The hastiness of the internet has created a new norm in news where bloggers, reporters and pundits race to publish stories that are often not fact checked but blurted over the Ethernet as gossip posing as fact, which is often overlooked, because folks often want to believe, if the narrative fits their endeared suppositions.
Thirty years ago, the Catholic Church was outed for heinous crimes against altar boys and thus the trust was broken between the public and the Church ministry. These suspicions of the Catholic Church have spilled over to all of Christendom, covered by a net of perceived superstition which has eliminated many of the moral stop gaps and the beacon of light that we lived with for centuries. With these recent notions, a vacuum was created which seems to have been filled by the “beautiful” people of wealth and fame. There is now no moral high ground stance for the Church, but the baby was thrown out with the bathwater and now instead, we are preached to by politicians, sports stars or the fatuous and vacuous of Hollywood. Remember, there is no vow of poverty with this new pack of moralists who peer down at us from their self- appointed perches, with their squinted eyes, veiled with self-righteousness, while trying to determine our motives and reasons.
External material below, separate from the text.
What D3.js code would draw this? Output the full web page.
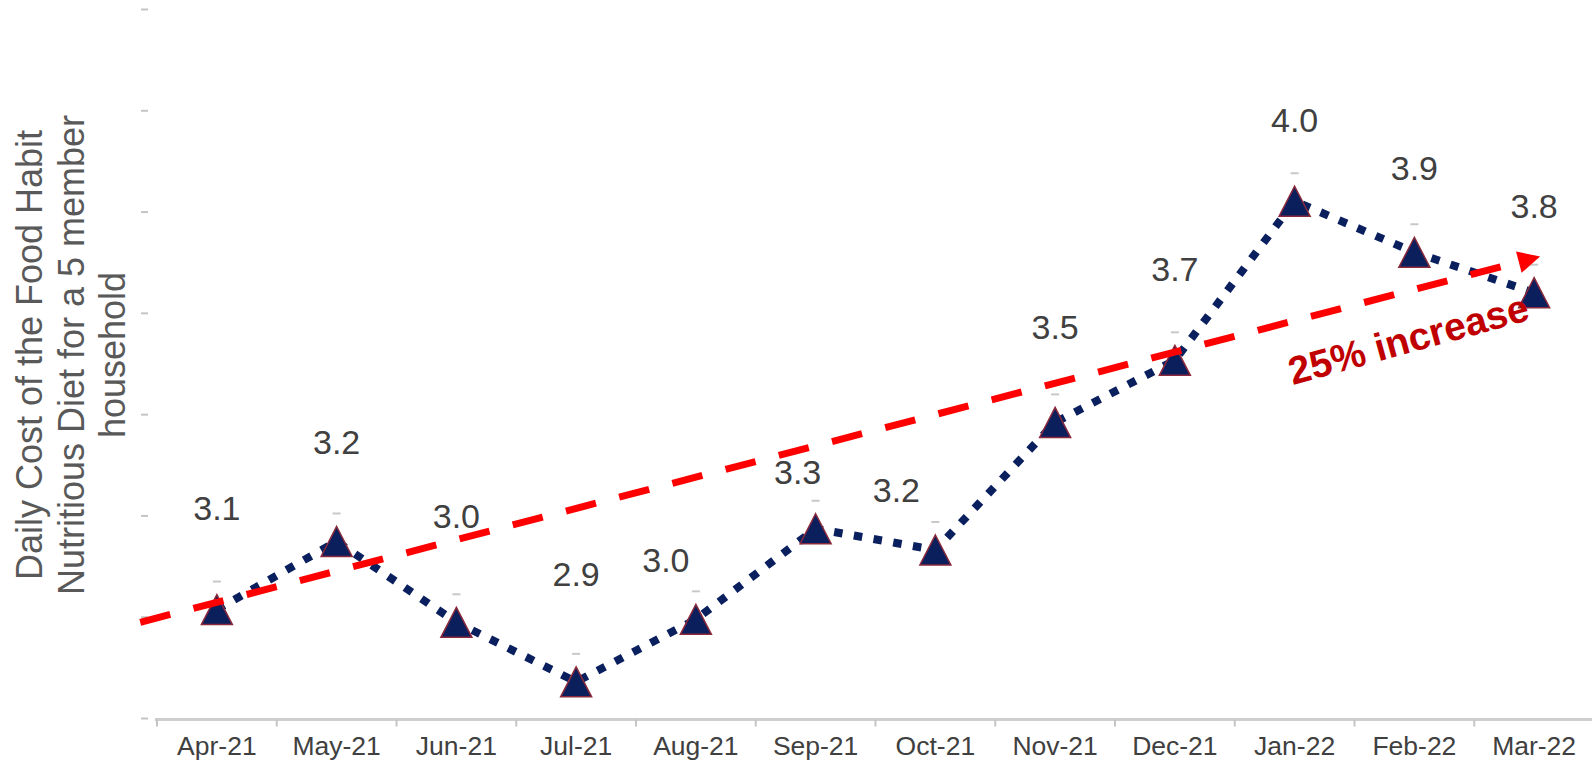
<!DOCTYPE html>
<html>
<head>
<meta charset="utf-8">
<script src="https://cdn.jsdelivr.net/npm/d3@7"></script>
<style>
  html, body { margin: 0; padding: 0; background: #ffffff; }
  svg { display: block; font-family: "Liberation Sans", Arial, sans-serif; }
</style>
</head>
<body>
<script>
// ---------------- DATA ----------------
const months = ["Apr-21", "May-21", "Jun-21", "Jul-21", "Aug-21", "Sep-21",
                "Oct-21", "Nov-21", "Dec-21", "Jan-22", "Feb-22", "Mar-22"];
const costs = [3.07, 3.23, 3.04, 2.90, 3.047, 3.26, 3.21, 3.51, 3.656, 4.03, 3.91, 3.815];
// trend arrow, in (category index, value) space
const trendIndex = [-0.64, 11.05];
const trendValues = [3.04, 3.90];
const annotationText = "25% increase";
const annotationIndex = 9.98;
const annotationValue = 3.675;
const yTitleLines = ["Daily Cost of the Food Habit", "Nutritious Diet for a 5 member", "household"];
const yTickCount = 8;
const yDomain = [2.815, 4.482];

// ---------------- LAYOUT / STYLE ----------------
const W = 1592, H = 761;
const plot = { left: 157, right: 1594, top: 9, bottom: 718 };
const labelDx = [0, 0, 0, 0, -30, -18, -39, 0, 0, 0, 0, 0];
const labelRise = [90, 87, 94, 96, 47, 45, 48, 83, 79, 69, 72, 75];

const svg = d3.select("body").append("svg")
  .attr("width", W).attr("height", H);
svg.append("rect").attr("width", W).attr("height", H).attr("fill", "#ffffff");

const x = d3.scaleBand().domain(months).range([plot.left, plot.right]).padding(0);
const cx = m => x(m) + x.bandwidth() / 2;
const y = d3.scaleLinear().domain(yDomain).range([plot.bottom, plot.top]);
const xi = d3.scaleLinear().domain([0, months.length - 1])
  .range([cx(months[0]), cx(months[months.length - 1])]);

// ---- y axis ticks (no labels, no line)
const yTicks = d3.range(yTickCount).map(i => yDomain[0] + i * (yDomain[1] - yDomain[0]) / (yTickCount - 1));
const yAxis = svg.append("g").attr("transform", `translate(148,0)`)
  .call(d3.axisLeft(y).tickValues(yTicks).tickFormat("").tickSize(7).tickSizeOuter(0));
yAxis.select(".domain").remove();
yAxis.selectAll(".tick line").attr("stroke", "#c4c4c4").attr("stroke-width", 2);

// ---- x axis
const axisY = 719.5;
svg.append("line")
  .attr("x1", plot.left - 2).attr("x2", W)
  .attr("y1", axisY).attr("y2", axisY)
  .attr("stroke", "#cfcfcf").attr("stroke-width", 3);
const boundaries = months.map(m => x(m)).concat([x.range()[1]]);
svg.append("g").selectAll("line").data(boundaries).join("line")
  .attr("x1", d => d).attr("x2", d => d)
  .attr("y1", axisY).attr("y2", axisY + 7)
  .attr("stroke", "#c4c4c4").attr("stroke-width", 2);
svg.append("g").selectAll("text").data(months).join("text")
  .attr("x", d => cx(d)).attr("y", 755)
  .attr("text-anchor", "middle")
  .attr("font-size", 26.5)
  .attr("fill", "#404040")
  .text(d => d);

// ---- y title
const titleG = svg.append("g").attr("transform", "translate(0,355) rotate(-90)");
titleG.selectAll("text").data(yTitleLines).join("text")
  .attr("x", 0)
  .attr("y", (d, i) => 42 + i * 41.5)
  .attr("text-anchor", "middle")
  .attr("font-size", 36)
  .attr("fill", "#595959")
  .text(d => d);

// ---- series
const pts = months.map((m, i) => ({ m, v: costs[i], i }));
svg.append("path")
  .datum(pts)
  .attr("d", d3.line().x(d => cx(d.m)).y(d => y(d.v)))
  .attr("fill", "none")
  .attr("stroke", "#0a1f5e")
  .attr("stroke-width", 8)
  .attr("stroke-dasharray", "8.5 11.5");

// small grey dashes above points
svg.append("g").selectAll("line").data(pts).join("line")
  .attr("x1", d => cx(d.m) - 4).attr("x2", d => cx(d.m) + 4)
  .attr("y1", d => y(d.v) - 28).attr("y2", d => y(d.v) - 28)
  .attr("stroke", "#c8c8c8").attr("stroke-width", 2);

// triangle markers
svg.append("g").selectAll("path").data(pts).join("path")
  .attr("transform", d => `translate(${cx(d.m)},${y(d.v)})`)
  .attr("d", "M0,-15L15.5,15L-15.5,15Z")
  .attr("fill", "#0b1f5c")
  .attr("stroke", "#8a2a3c")
  .attr("stroke-width", 1.5);

// data labels
svg.append("g").selectAll("text").data(pts).join("text")
  .attr("x", d => cx(d.m) + labelDx[d.i])
  .attr("y", d => y(d.v) - labelRise[d.i])
  .attr("text-anchor", "middle")
  .attr("font-size", 34)
  .attr("fill", "#404040")
  .text(d => d.v.toFixed(1));

// ---- trend arrow
const p0 = [xi(trendIndex[0]), y(trendValues[0])];
const p1 = [xi(trendIndex[1]), y(trendValues[1])];
const dx = p1[0] - p0[0], dy = p1[1] - p0[1];
const len = Math.hypot(dx, dy);
const ux = dx / len, uy = dy / len;
const headLen = 22, headHalf = 11;
const base = [p1[0] - ux * headLen, p1[1] - uy * headLen];
svg.append("line")
  .attr("x1", p0[0]).attr("y1", p0[1])
  .attr("x2", base[0] + ux * 2).attr("y2", base[1] + uy * 2)
  .attr("stroke", "#ff0000")
  .attr("stroke-width", 7)
  .attr("stroke-dasharray", "31 24");
svg.append("path")
  .attr("d", `M${p1[0]},${p1[1]}L${base[0] - uy * headHalf},${base[1] + ux * headHalf}L${base[0] + uy * headHalf},${base[1] - ux * headHalf}Z`)
  .attr("fill", "#ff0000");

// annotation
const angle = Math.atan2(dy, dx) * 180 / Math.PI;
svg.append("text")
  .attr("transform", `translate(${xi(annotationIndex)},${y(annotationValue)}) rotate(${angle - 0.7})`)
  .attr("text-anchor", "middle")
  .attr("font-size", 39)
  .attr("font-weight", "bold")
  .attr("fill", "#c00000")
  .text(annotationText);
</script>
</body>
</html>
We are all sinners; we have all made mistakes in the past. If our behavior is criminal then we should be held accountable, whether rich or poor. Unfortunately, it seems the rich are often held less accountable than the poor, probably because they can afford the best lawyers, or can afford to bribe whomever to look the other way, as has been the case from the beginnings of the judiciary system. But once justice is served, if in fact, it is served, those criminals who have served their sentences and, or have paid recompense, should be forgiven, after a period of trust building.
So, let us climb down from our high and mighty precipices and begin again to love our neighbor, as we love ourselves. Amen.